* _STATED PROBLEM_
Take the lines from the beginning of the material through the line containing "const ti15_50Err = [0.58, 0.71, 4.33, 4.78, 3.46, 3.04, 1.98];" and retype them exactly, leaving the pictures out.

* _STORED DATA_
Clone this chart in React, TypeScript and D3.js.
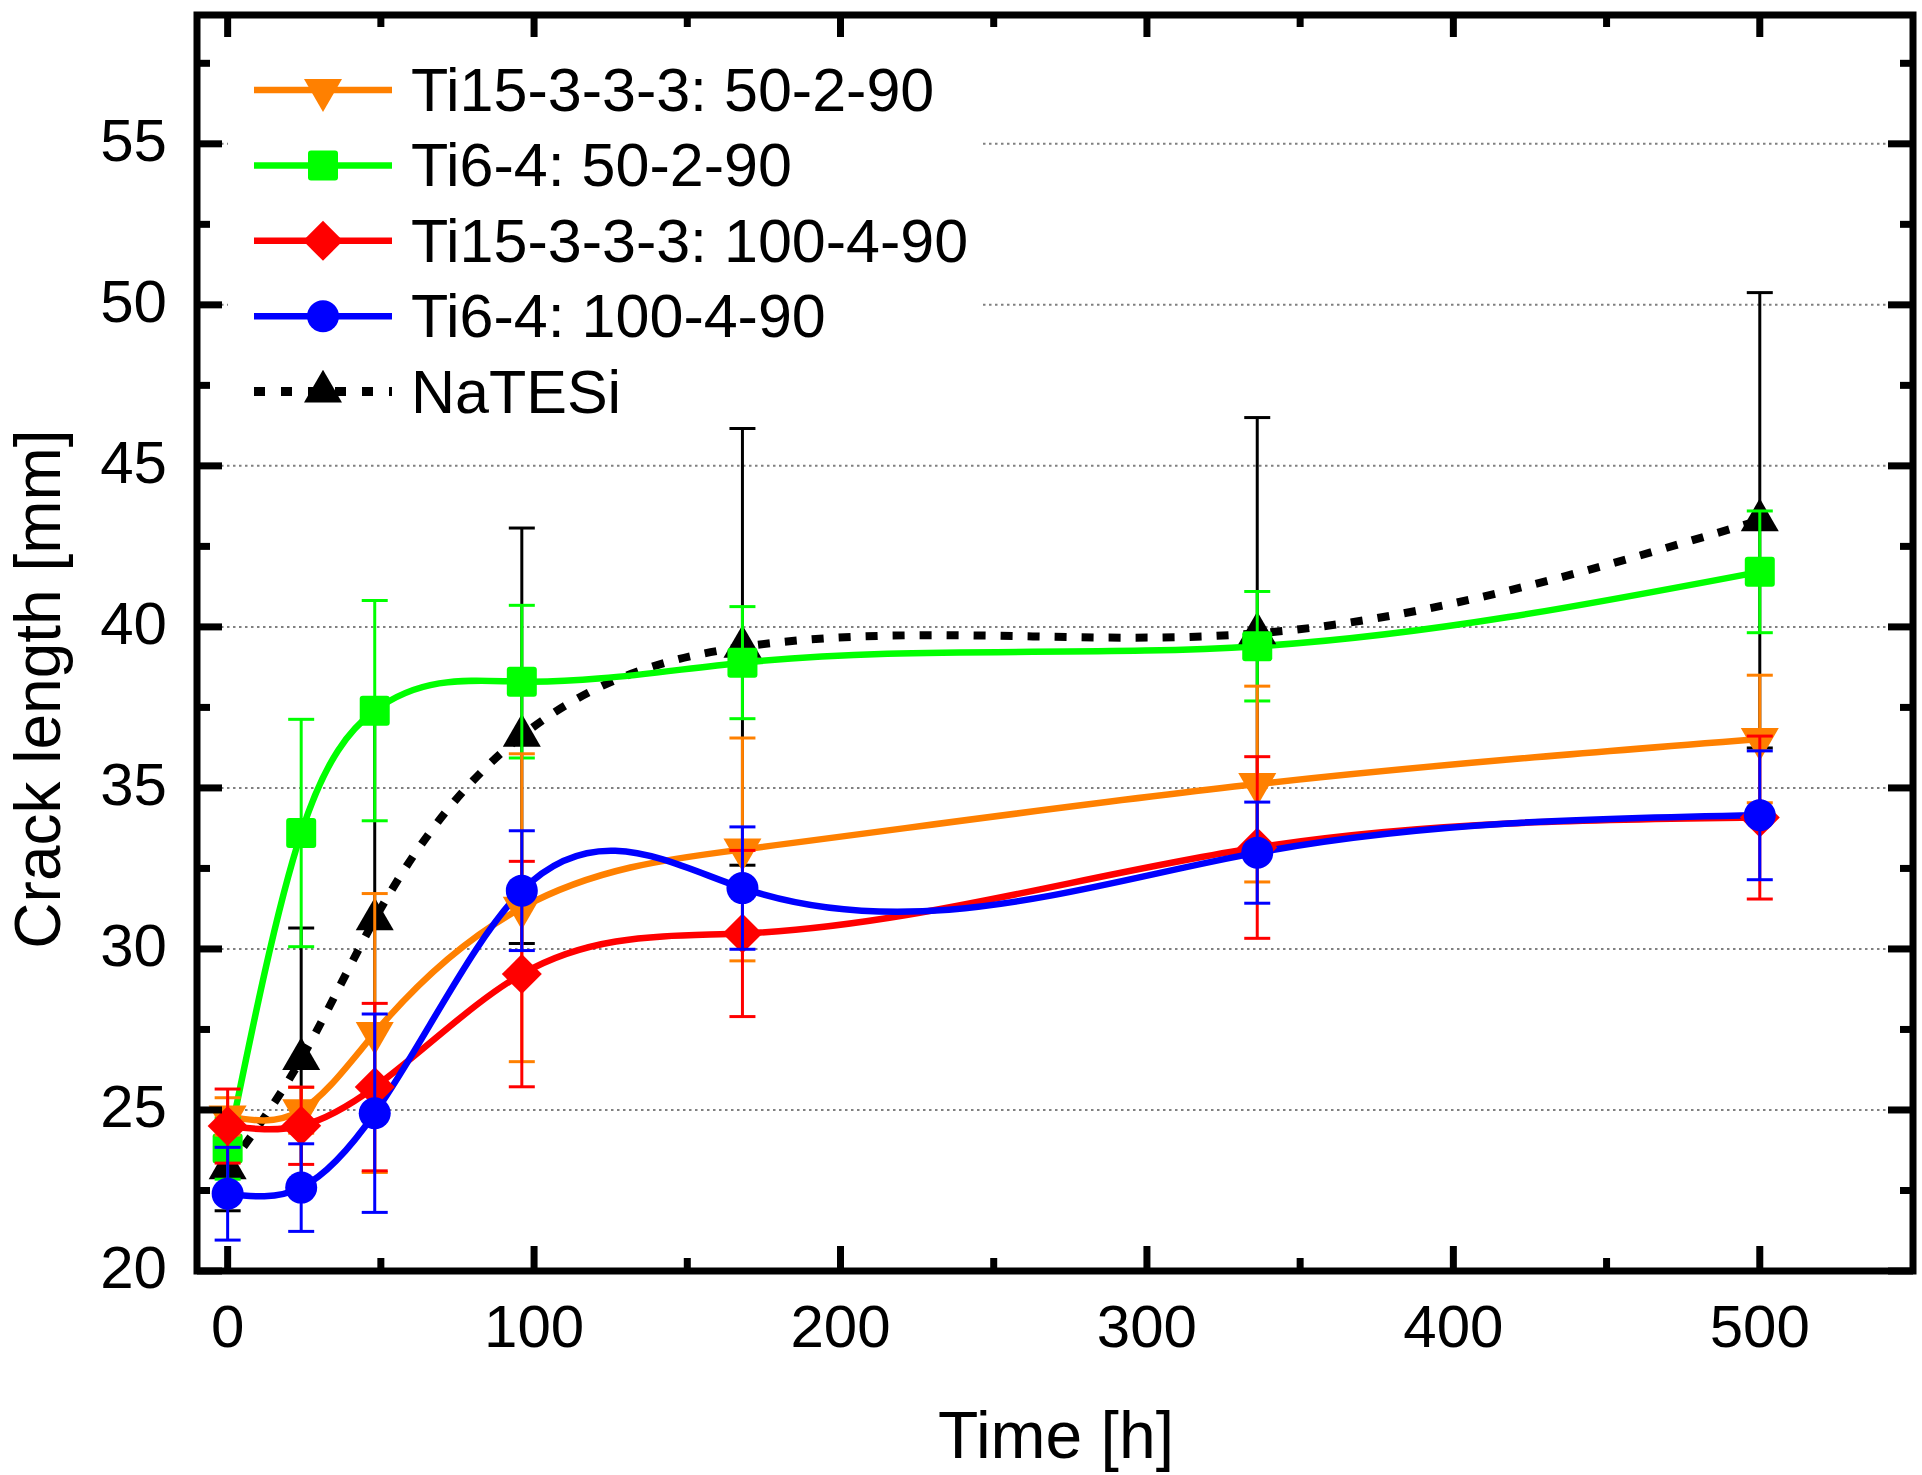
import React from 'react';
import * as d3 from 'd3';

const times = [0, 24, 48, 96, 168, 336, 500];

const ti15_50 = [24.8, 24.99, 27.39, 31.28, 33.09, 35.12, 36.52];
const ti15_50Err = [0.58, 0.71, 4.33, 4.78, 3.46, 3.04, 1.98];

const ti64_50 = [23.8, 33.6, 37.4, 38.3, 38.89, 39.4, 41.71];
const ti64_50Err = [0.95, 3.53, 3.42, 2.37, 1.74, 1.7, 1.89];

const ti15_100 = [24.5, 24.51, 25.71, 29.22, 30.48, 33.15, 34.08];
const ti15_100Err = [1.15, 1.2, 2.6, 3.5, 2.58, 2.82, 2.53];

const ti64_100 = [22.4, 22.59, 24.9, 31.81, 31.89, 32.99, 34.15];
const ti64_100Err = [1.44, 1.36, 3.08, 1.86, 1.9, 1.57, 2.0];

const natesi = [23.19, 26.58, 30.92, 36.62, 39.38, 39.8, 43.31];
const natesiErr = [1.32, 4.07, 6.22, 6.45, 6.78, 6.7, 7.07];

const xMajorTicks = [0, 100, 200, 300, 400, 500];
const xMinorTicks = [50, 150, 250, 350, 450];
const yMajorTicks = [20, 25, 30, 35, 40, 45, 50, 55];
const yMinorTicks = [22.5, 27.5, 32.5, 37.5, 42.5, 47.5, 52.5, 57.5];
const gridTicks = [25, 30, 35, 40, 45, 50, 55];

type Marker = 'tdown' | 'square' | 'diamond' | 'circle' | 'tup';

interface Series {
  name: string;
  values: number[];
  errors: number[];
  color: string;
  marker: Marker;
  dashed: boolean;
}

const legendOrder: Series[] = [
  { name: 'Ti15-3-3-3: 50-2-90', values: ti15_50, errors: ti15_50Err, color: '#FF8000', marker: 'tdown', dashed: false },
  { name: 'Ti6-4: 50-2-90', values: ti64_50, errors: ti64_50Err, color: '#00FF00', marker: 'square', dashed: false },
  { name: 'Ti15-3-3-3: 100-4-90', values: ti15_100, errors: ti15_100Err, color: '#FF0000', marker: 'diamond', dashed: false },
  { name: 'Ti6-4: 100-4-90', values: ti64_100, errors: ti64_100Err, color: '#0000FF', marker: 'circle', dashed: false },
  { name: 'NaTESi', values: natesi, errors: natesiErr, color: '#000000', marker: 'tup', dashed: true },
];

const drawOrder = [4, 1, 0, 2, 3];

const FONT = '"Liberation Sans", Arial, Helvetica, sans-serif';

// A D3 curve factory: natural cubic spline y(x) (x monotonic), emitted as exact Bezier segments.
function NaturalX(this: any, context: any) {
  this._context = context;
}
NaturalX.prototype = {
  areaStart() {
    this._line = 0;
  },
  areaEnd() {
    this._line = NaN;
  },
  lineStart() {
    this._xs = [];
    this._ys = [];
  },
  point(px: number, py: number) {
    this._xs.push(+px);
    this._ys.push(+py);
  },
  lineEnd() {
    const X: number[] = this._xs;
    const Y: number[] = this._ys;
    const n = X.length;
    const ctx = this._context;
    if (!n) return;
    ctx.moveTo(X[0], Y[0]);
    if (n === 1) return;
    if (n === 2) {
      ctx.lineTo(X[1], Y[1]);
      return;
    }
    const h: number[] = [];
    for (let i = 0; i < n - 1; i++) h.push(X[i + 1] - X[i]);
    const M = new Array(n).fill(0);
    const a: number[] = [], b: number[] = [], c: number[] = [], r: number[] = [];
    for (let i = 1; i < n - 1; i++) {
      a.push(h[i - 1]);
      b.push(2 * (h[i - 1] + h[i]));
      c.push(h[i]);
      r.push(6 * ((Y[i + 1] - Y[i]) / h[i] - (Y[i] - Y[i - 1]) / h[i - 1]));
    }
    const m = b.length;
    for (let i = 1; i < m; i++) {
      const w = a[i] / b[i - 1];
      b[i] -= w * c[i - 1];
      r[i] -= w * r[i - 1];
    }
    const sol = new Array(m).fill(0);
    sol[m - 1] = r[m - 1] / b[m - 1];
    for (let i = m - 2; i >= 0; i--) sol[i] = (r[i] - c[i] * sol[i + 1]) / b[i];
    for (let i = 0; i < m; i++) M[i + 1] = sol[i];
    for (let i = 0; i < n - 1; i++) {
      const hi = h[i];
      const d0 = (Y[i + 1] - Y[i]) / hi - (hi * (2 * M[i] + M[i + 1])) / 6;
      const d1 = (Y[i + 1] - Y[i]) / hi + (hi * (M[i] + 2 * M[i + 1])) / 6;
      ctx.bezierCurveTo(
        X[i] + hi / 3,
        Y[i] + (d0 * hi) / 3,
        X[i + 1] - hi / 3,
        Y[i + 1] - (d1 * hi) / 3,
        X[i + 1],
        Y[i + 1]
      );
    }
  },
};
const curveNaturalX = (context: any) => new (NaturalX as any)(context);

function MarkerShape({ type, cx, cy, color }: { type: Marker; cx: number; cy: number; color: string }) {
  const s = 38;
  const h = (s * Math.sqrt(3)) / 2;
  if (type === 'tup') {
    const pts = [[cx, cy - (2 * h) / 3], [cx - s / 2, cy + h / 3], [cx + s / 2, cy + h / 3]];
    return <polygon points={pts.map((p) => p.join(',')).join(' ')} fill={color} />;
  }
  if (type === 'tdown') {
    const pts = [[cx, cy + (2 * h) / 3], [cx - s / 2, cy - h / 3], [cx + s / 2, cy - h / 3]];
    return <polygon points={pts.map((p) => p.join(',')).join(' ')} fill={color} />;
  }
  if (type === 'square') {
    return <rect x={cx - 15} y={cy - 15} width={30} height={30} rx={3} fill={color} />;
  }
  if (type === 'diamond') {
    const r = 20;
    const pts = [[cx, cy - r], [cx + r, cy], [cx, cy + r], [cx - r, cy]];
    return <polygon points={pts.map((p) => p.join(',')).join(' ')} fill={color} />;
  }
  return <circle cx={cx} cy={cy} r={16} fill={color} />;
}

export default function App() {
  const W = 1922;
  const H = 1475;
  const left = 197;
  const right = 1913;
  const top = 15;
  const bottom = 1271;

  const x = d3.scaleLinear().domain([-10, 550]).range([left, right]);
  const y = d3.scaleLinear().domain([20, 59]).range([bottom, top]);

  const line = d3
    .line<[number, number]>()
    .x((d) => x(d[0]))
    .y((d) => y(d[1]))
    .curve(curveNaturalX as any);

  const legendRowY = (i: number) => 90 + i * 75.4;

  return (
    <svg
      width={W}
      height={H}
      viewBox={`0 0 ${W} ${H}`}
      style={{ position: 'absolute', left: 0, top: 0, background: '#fff' }}
      fontFamily={FONT}
    >
      <rect x={0} y={0} width={W} height={H} fill="#fff" />

      {/* gridlines */}
      {gridTicks.map((v) => (
        <line
          key={'g' + v}
          x1={left}
          x2={right}
          y1={y(v)}
          y2={y(v)}
          stroke="#808080"
          strokeWidth={2}
          strokeDasharray="2.5 3.5"
        />
      ))}

      {/* legend background */}
      <rect x={228} y={40} width={754} height={392} fill="#fff" />

      {/* lines */}
      {drawOrder.map((si) => {
        const s = legendOrder[si];
        const pts = times.map((t, i) => [t, s.values[i]] as [number, number]);
        return (
          <path
            key={'l' + si}
            d={line(pts) || ''}
            fill="none"
            stroke={s.color}
            strokeWidth={s.dashed ? 8 : 6.5}
            strokeDasharray={s.dashed ? '12 15' : undefined}
          />
        );
      })}

      {/* markers and error bars */}
      {drawOrder.map((si) => {
        const s = legendOrder[si];
        return (
          <g key={'m' + si}>
            {times.map((t, i) => (
              <MarkerShape key={'mk' + i} type={s.marker} cx={x(t)} cy={y(s.values[i])} color={s.color} />
            ))}
            {times.map((t, i) => {
              const cx = x(t);
              const y1 = y(s.values[i] + s.errors[i]);
              const y2 = y(s.values[i] - s.errors[i]);
              return (
                <g key={'e' + i} stroke={s.color} strokeWidth={3}>
                  <line x1={cx} x2={cx} y1={y1} y2={y2} />
                  <line x1={cx - 13} x2={cx + 13} y1={y1} y2={y1} />
                  <line x1={cx - 13} x2={cx + 13} y1={y2} y2={y2} />
                </g>
              );
            })}
          </g>
        );
      })}

      {/* frame */}
      <rect x={left} y={top} width={right - left} height={bottom - top} fill="none" stroke="#000" strokeWidth={7} />

      {/* x ticks */}
      {xMajorTicks.map((v) => (
        <g key={'xt' + v} stroke="#000" strokeWidth={7}>
          <line x1={x(v)} x2={x(v)} y1={bottom} y2={bottom - 25} />
          <line x1={x(v)} x2={x(v)} y1={top} y2={top + 22} />
        </g>
      ))}
      {xMinorTicks.map((v) => (
        <g key={'xm' + v} stroke="#000" strokeWidth={7}>
          <line x1={x(v)} x2={x(v)} y1={bottom} y2={bottom - 13} />
          <line x1={x(v)} x2={x(v)} y1={top} y2={top + 12} />
        </g>
      ))}
      {/* y ticks */}
      {yMajorTicks.map((v) => (
        <g key={'yt' + v} stroke="#000" strokeWidth={7}>
          <line x1={left} x2={left + 25} y1={y(v)} y2={y(v)} />
          <line x1={right} x2={right - 25} y1={y(v)} y2={y(v)} />
        </g>
      ))}
      {yMinorTicks.map((v) => (
        <g key={'ym' + v} stroke="#000" strokeWidth={7}>
          <line x1={left} x2={left + 13} y1={y(v)} y2={y(v)} />
          <line x1={right} x2={right - 13} y1={y(v)} y2={y(v)} />
        </g>
      ))}

      {/* tick labels */}
      {xMajorTicks.map((v) => (
        <text key={'xl' + v} x={x(v)} y={1347} fontSize={60} textAnchor="middle" fill="#000">
          {v}
        </text>
      ))}
      {yMajorTicks.map((v) => (
        <text key={'yl' + v} x={167} y={y(v) + 17} fontSize={60} textAnchor="end" fill="#000">
          {v}
        </text>
      ))}

      {/* axis titles */}
      <text x={1056} y={1458} fontSize={66} textAnchor="middle" fill="#000">
        Time [h]
      </text>
      <text transform="translate(60,689) rotate(-90)" fontSize={64} textAnchor="middle" fill="#000">
        Crack length [mm]
      </text>

      {/* legend */}
      {legendOrder.map((s, i) => {
        const ly = legendRowY(i);
        return (
          <g key={'lg' + i}>
            <line
              x1={254}
              x2={392}
              y1={ly}
              y2={ly}
              stroke={s.color}
              strokeWidth={s.dashed ? 9 : 6.5}
              strokeDasharray={s.dashed ? '11 16' : undefined}
            />
            <MarkerShape type={s.marker} cx={323} cy={ly} color={s.color} />
            <text x={411} y={ly + 21} fontSize={61} fill="#000">
              {s.name}
            </text>
          </g>
        );
      })}
    </svg>
  );
}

* _TASK ANSWER_
Clone this chart in React, TypeScript and D3.js.
import React from 'react';
import * as d3 from 'd3';

const times = [0, 24, 48, 96, 168, 336, 500];

const ti15_50 = [24.8, 24.99, 27.39, 31.28, 33.09, 35.12, 36.52];
const ti15_50Err = [0.58, 0.71, 4.33, 4.78, 3.46, 3.04, 1.98];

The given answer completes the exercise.